Thai Peanut Salad combines tender pasta, crisp veggies, fresh herbs, and a creamy peanut dressing with a hint of spice. Perfect for meal prep, picnics, or a light lunch, this colorful salad delivers bold flavors and satisfying textures in every bite

Ingredients
  

Peanut Dressing:

  • 1/2 cup smooth peanut butter
  • 2 cloves garlic minced
  • Juice of 1/2 lime
  • 1 tablespoon low-sodium soy sauce
  • 1 tablespoon seasoned rice vinegar
  • 2 teaspoons grated fresh ginger
  • ¼ cup toasted sesame oil
  • 2 teaspoons sriracha
  • ¾ cup warm water
  • ¼ cup Apricot preserves
  • ¾ teaspoon salt

Salad

  • 1 lb. fusilli or rotini pasta
  • 2 cups thinly shredded red cabbage
  • 2 large carrots peeled and grated
  • 1 red bell pepper thinly sliced
  • 1 cucumber cut into half-moons and thinly sliced
  • 2 scallions thinly sliced
  • ½ cup roasted unsalted peanuts crushed
  • 1/4 cup packed fresh cilantro chopped

Instructions
 

Dressing:

  • Add everything to a blender and blend until smooth and creamy.

Salad:

  • Cook pasta according to package instructions.
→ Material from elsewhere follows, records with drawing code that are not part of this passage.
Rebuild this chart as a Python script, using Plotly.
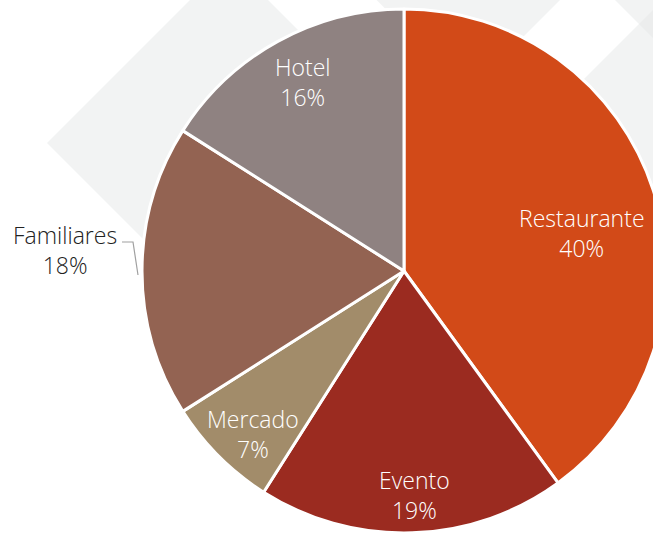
import plotly.graph_objects as go

labels = ["Restaurante", "Evento", "Mercado", "Familiares", "Hotel"]
values = [40, 19, 7, 18, 16]
colors = ["#d24a18", "#9b2b20", "#a28c6a", "#936352", "#8f8281"]
outside_label = "Familiares"

# label anchor positions in pixels (x, y)
label_pos = [(582, 233), (414, 495), (253, 434), (65, 250), (303, 82)]

W, H = 670, 534
FONT = "Open Sans"

fig = go.Figure()
fig.add_trace(go.Pie(
    labels=labels, values=values, sort=False, direction="clockwise", rotation=0,
    marker=dict(colors=colors, line=dict(color="white", width=3)),
    textinfo="none",
    domain=dict(x=[142 / W, 666 / W], y=[1 - 533 / H, 1 - 9 / H]),
    hoverinfo="label+percent", showlegend=False,
))

# invisible pixel axes for the background decoration and labels
fig.add_trace(go.Scatter(x=[0, W], y=[0, H], mode="markers", marker=dict(opacity=0),
                         hoverinfo="skip", showlegend=False))

bg = dict(type="path", xref="x", yref="y", layer="below", line=dict(width=0),
          fillcolor="#e6e8e8", opacity=0.5)
paths = [
    "M47,143 L229,-39 L411,143 L229,325 Z",
    "M327,-50 L610,-50 L468,92 Z",
    "M560,103 L723,-60 L780,-60 L780,323 Z",
    "M560,-55 L615,0 L780,165 L780,-55 Z",
]
for p in paths:
    fig.add_shape(path=p, **bg)

# leader line for outside label
fig.add_shape(type="path", xref="x", yref="y", path="M122,242 L133,242 L138,275",
              line=dict(color="#a0a0a0", width=1.2))

for lab, val, (px, py) in zip(labels, values, label_pos):
    col = "#222222" if lab == outside_label else "white"
    fig.add_annotation(x=px, y=py, xref="x", yref="y", showarrow=False,
                       text=f"{lab}<br>{val}%", align="center",
                       font=dict(family=FONT, size=23, color=col, weight=300))

fig.update_xaxes(visible=False, range=[0, W], fixedrange=True)
fig.update_yaxes(visible=False, range=[H, 0], fixedrange=True)
fig.update_layout(width=W, height=H, margin=dict(l=0, r=0, t=0, b=0),
                  paper_bgcolor="white", plot_bgcolor="rgba(0,0,0,0)")
fig.write_html("out.html", config={"displayModeBar": False}, post_script=(
    "document.documentElement.style.overflow='hidden';"
    "document.body.style.margin='0';document.body.style.overflow='hidden';"))
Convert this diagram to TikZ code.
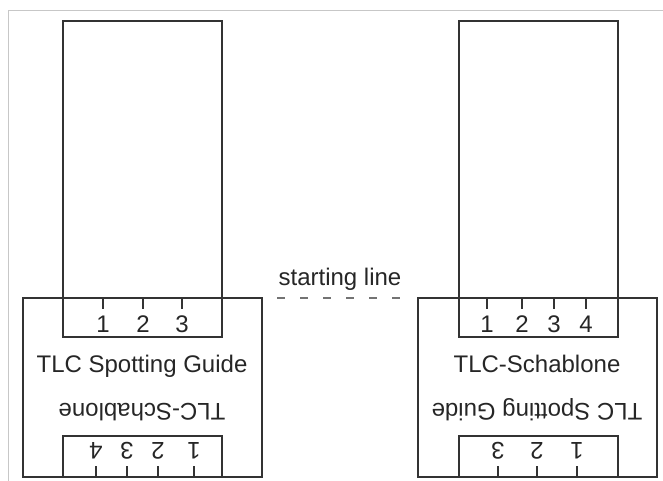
\documentclass[tikz,border=0pt]{standalone}
\usepackage{fontspec}
\setmainfont{Liberation Sans}
\begin{document}
\begin{tikzpicture}[x=1pt,y=-1pt,
  ink/.style={draw=black!80,line width=1.3pt},
  lbl/.style={inner sep=0pt,anchor=base,text=black!85,font=\fontsize{24}{28}\selectfont},
  flip/.style={lbl,rotate=180},
  tick/.style={ink},
  frame/.style={draw=black!22,line width=0.8pt}]
\useasboundingbox (0,0) rectangle (663,481);
% thin page frame
\coordinate (f1) at (8.5,481); \coordinate (f2) at (8.5,10.5); \coordinate (f3) at (663,10.5);
\draw[frame] (f1) -- (f2) -- (f3);

% ---------- left plate ----------
\draw[ink] (23,298) rectangle (262,477);
\draw[ink] (63,21) rectangle (222,337);
\draw[ink] (63,477) -- (63,436) -- (222,436) -- (222,477);
\foreach \x/\n in {103/1,143/2,182/3}{
  \draw[tick] (\x,298) -- (\x,309);
  \node[lbl] (la\n) at (\x,332) {\n};
}
\node[lbl] (ltxt) at (142,372) {TLC Spotting Guide};
\node[flip] (lflip) at (142,403) {TLC-Schablone};
\foreach \x/\n in {96/4,127/3,158/2,194/1}{
  \draw[tick] (\x,466) -- (\x,477);
  \node[flip] (lb\n) at (\x,442) {\n};
}

% ---------- right plate ----------
\draw[ink] (418,298) rectangle (657,477);
\draw[ink] (459,21) rectangle (618,337);
\draw[ink] (459,477) -- (459,436) -- (618,436) -- (618,477);
\foreach \x/\n in {487/1,522/2,554/3,586/4}{
  \draw[tick] (\x,298) -- (\x,309);
  \node[lbl] (ra\n) at (\x,332) {\n};
}
\node[lbl] (rtxt) at (537,372) {TLC-Schablone};
\node[flip] (rflip) at (537,403) {TLC Spotting Guide};
\foreach \x/\n in {498/3,537/2,577/1}{
  \draw[tick] (\x,466) -- (\x,477);
  \node[flip] (rb\n) at (\x,442) {\n};
}

% ---------- starting line ----------
\node[lbl] (start) at (340,285) {starting line};
\coordinate (s1) at (277,298); \coordinate (s2) at (405,298);
\draw[draw=black!55,line width=1.3pt,dash pattern=on 8pt off 15pt] (s1) -- (s2);
\end{tikzpicture}
\end{document}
Drain, set aside to cool.
  • Add the cooled pasta, cabbage, carrots, pepper, cucumber, scallions, peanuts, cilantro, and all of the peanut dressing to a large bowl. Mix to combine.
  • Chill for 3 hours or overnight before serving. Garnish servings with more crushed peanuts and sliced scallions.